2. JavaScript Parser
Distinguishes between URLs and pasted text using regex pattern matching. Routes each type to the appropriate processing branch.
3. HTTP Request
Fetches full webpage content for URLs. Handles redirects and extracts complete HTML for AI processing.
4. AI Agent (Gemini)
Strips formatting, removes navigation elements, and preserves core meaning. Converts messy HTML into clean, semantic markdown.
5. Recursive Text Splitter
Chunks content into optimal-sized segments for vector embedding. Maintains semantic coherence across splits.
6. Pinecone Vector Store
Indexes embeddings for semantic search. Each chunk becomes queryable through natural language without exact keyword matching.
Query Interface
1. Chat Trigger
Receives natural language questions through the Slack interface. No special syntax or commands required.
2. Vector Retrieval
Searches Pinecone for the top 5 most relevant chunks based on semantic similarity. Bypasses traditional keyword matching limitations.
3. Gemini 2.5 Pro
Synthesizes retrieved chunks into coherent, contextualized answers. Acts as the reasoning layer over retrieved knowledge.
4. RAG Architecture
Ensures responses cite actual saved content rather than hallucinating. Grounds every answer in your documented knowledge base.
THE TECH STACK
n8n
Orchestration layer for both ingestion and query workflows. Handles conditional routing, error handling, and integration logic.
Gemini API
Powers content cleaning during ingestion and conversational responses during queries.
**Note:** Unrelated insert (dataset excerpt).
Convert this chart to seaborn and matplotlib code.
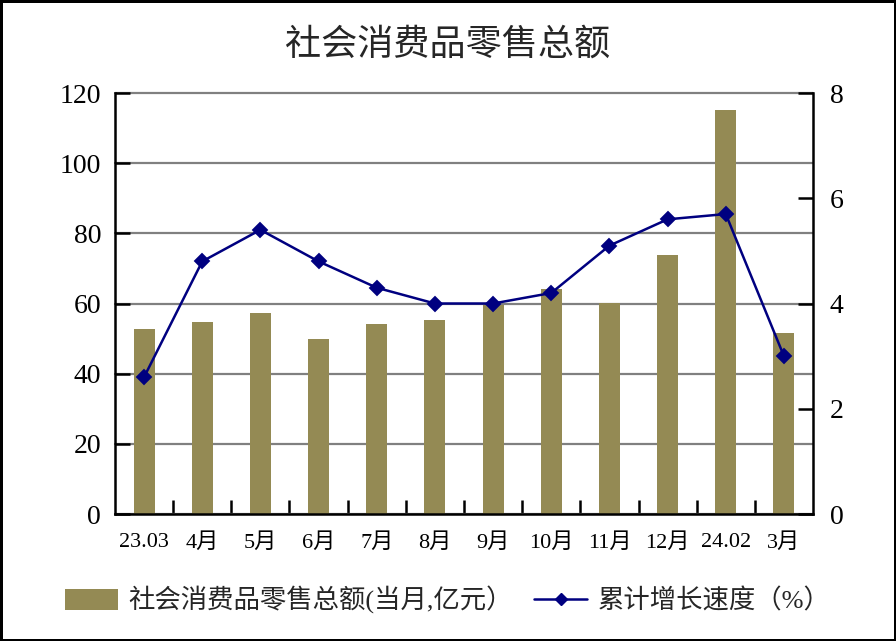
import matplotlib
matplotlib.use('Agg')
import numpy as np
import pandas as pd
import seaborn as sns
import matplotlib.pyplot as plt
from matplotlib.patches import Patch
from matplotlib.lines import Line2D

# data
months = ['23.03', '4月', '5月', '6月', '7月', '8月', '9月', '10月', '11月', '12月', '24.02', '3月']
sales = [52.7, 54.7, 57.3, 49.9, 54.2, 55.3, 59.6, 64.1, 60.1, 73.8, 115.2, 51.6]
growth = [2.6, 4.8, 5.4, 4.8, 4.3, 4.0, 4.0, 4.2, 5.1, 5.6, 5.7, 3.0]
left_ticks = [0, 20, 40, 60, 80, 100, 120]
right_ticks = [0, 2, 4, 6, 8]

title = '社会消费品零售总额'
bar_label = '社会消费品零售总额(当月,亿元）'
line_label = '累计增长速度（%）'

bar_color = '#948A54'
line_color = '#000080'

sns.set_style('white')
plt.rcParams['font.family'] = ['Liberation Serif', 'Noto Sans CJK SC']

df = pd.DataFrame({'month': months, 'sales': sales, 'growth': growth})

fig = plt.figure(figsize=(8.96, 6.41), dpi=100, linewidth=2.5, edgecolor='black')
ax = fig.add_axes([0.1283, 0.1981, 0.7791, 0.6568])

sns.barplot(data=df, x='month', y='sales', color=bar_color, saturation=1,
            width=0.36, linewidth=0, ax=ax)
ax.set_ylim(0, 120)
ax.set_yticks(left_ticks)
ax.yaxis.grid(True, color='#808080', linewidth=1.6)
ax.set_axisbelow(True)
for gl in ax.get_ygridlines():
    gl.set_clip_on(False)

ax2 = ax.twinx()
sns.pointplot(data=df, x='month', y='growth', color=line_color, markers='D',
              markersize=7.5, linewidth=1.8, ax=ax2)
ax2.set_ylim(0, 8)
ax2.set_yticks(right_ticks)
ax.set_xlim(-0.5, len(months) - 0.5)

# spines
for a in (ax, ax2):
    a.set_xlabel('')
    a.set_ylabel('')
    a.spines['top'].set_visible(False)
ax.spines['right'].set_visible(False)
ax2.spines['left'].set_visible(False)
ax2.spines['bottom'].set_visible(False)
for s in ('left', 'bottom'):
    ax.spines[s].set_color('black')
    ax.spines[s].set_linewidth(1.8)
ax2.spines['right'].set_color('black')
ax2.spines['right'].set_linewidth(1.8)

# ticks
ax.tick_params(axis='y', direction='in', length=11, width=1.8, left=True,
               labelsize=20, pad=10, colors='black')
ax2.tick_params(axis='y', direction='in', length=11, width=1.8, right=True,
                labelsize=20, pad=12, colors='black')
ax.set_xticks(np.arange(len(months)))
ax.set_xticklabels(months)
ax.set_xticks(np.arange(0.5, len(months) - 1, 1), minor=True)
ax.tick_params(axis='x', which='major', length=0, labelsize=16, pad=14, colors='black')
ax.tick_params(axis='x', which='minor', direction='in', length=10, width=1.8,
               bottom=True, colors='black')

fig.text(0.5, 1 - 45 / 641, title, ha='center', va='center', fontsize=26,
         family='Noto Sans CJK SC')

handles = [Patch(facecolor=bar_color, edgecolor='none', label=bar_label),
           Line2D([], [], color=line_color, marker='D', markersize=6,
                  linewidth=1.8, label=line_label)]
fig.legend(handles=handles, loc='center', bbox_to_anchor=(0.5, 1 - 600 / 641),
           ncol=2, frameon=False, fontsize=19, handlelength=2.0,
           handleheight=0.8, handletextpad=0.4, columnspacing=0.8)

fig.savefig('out.png', dpi=100, edgecolor=fig.get_edgecolor())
Dual-purpose AI layer.
Pinecone
Vector database for semantic search. Enables natural language queries without relying on exact keyword matches.
Slack
User-facing interface for both ingestion and queries. Eliminates the need for separate dashboards or applications.
Drop a link or paste text into Slack—the system handles cleaning, chunking, and indexing automatically.
Query your knowledge base conversationally without remembering exact keywords or file locations.
THE OUTCOME
Zero-friction knowledge capture. Drop a link or paste text into Slack—the system handles the rest. Query your personal knowledge base conversationally without remembering where you saved something or how you tagged it.
The system eliminates the gap between saving information and retrieving insights. No manual categorization. No folder hierarchies. No cognitive overhead. Just instant, contextualized recall from your second brain.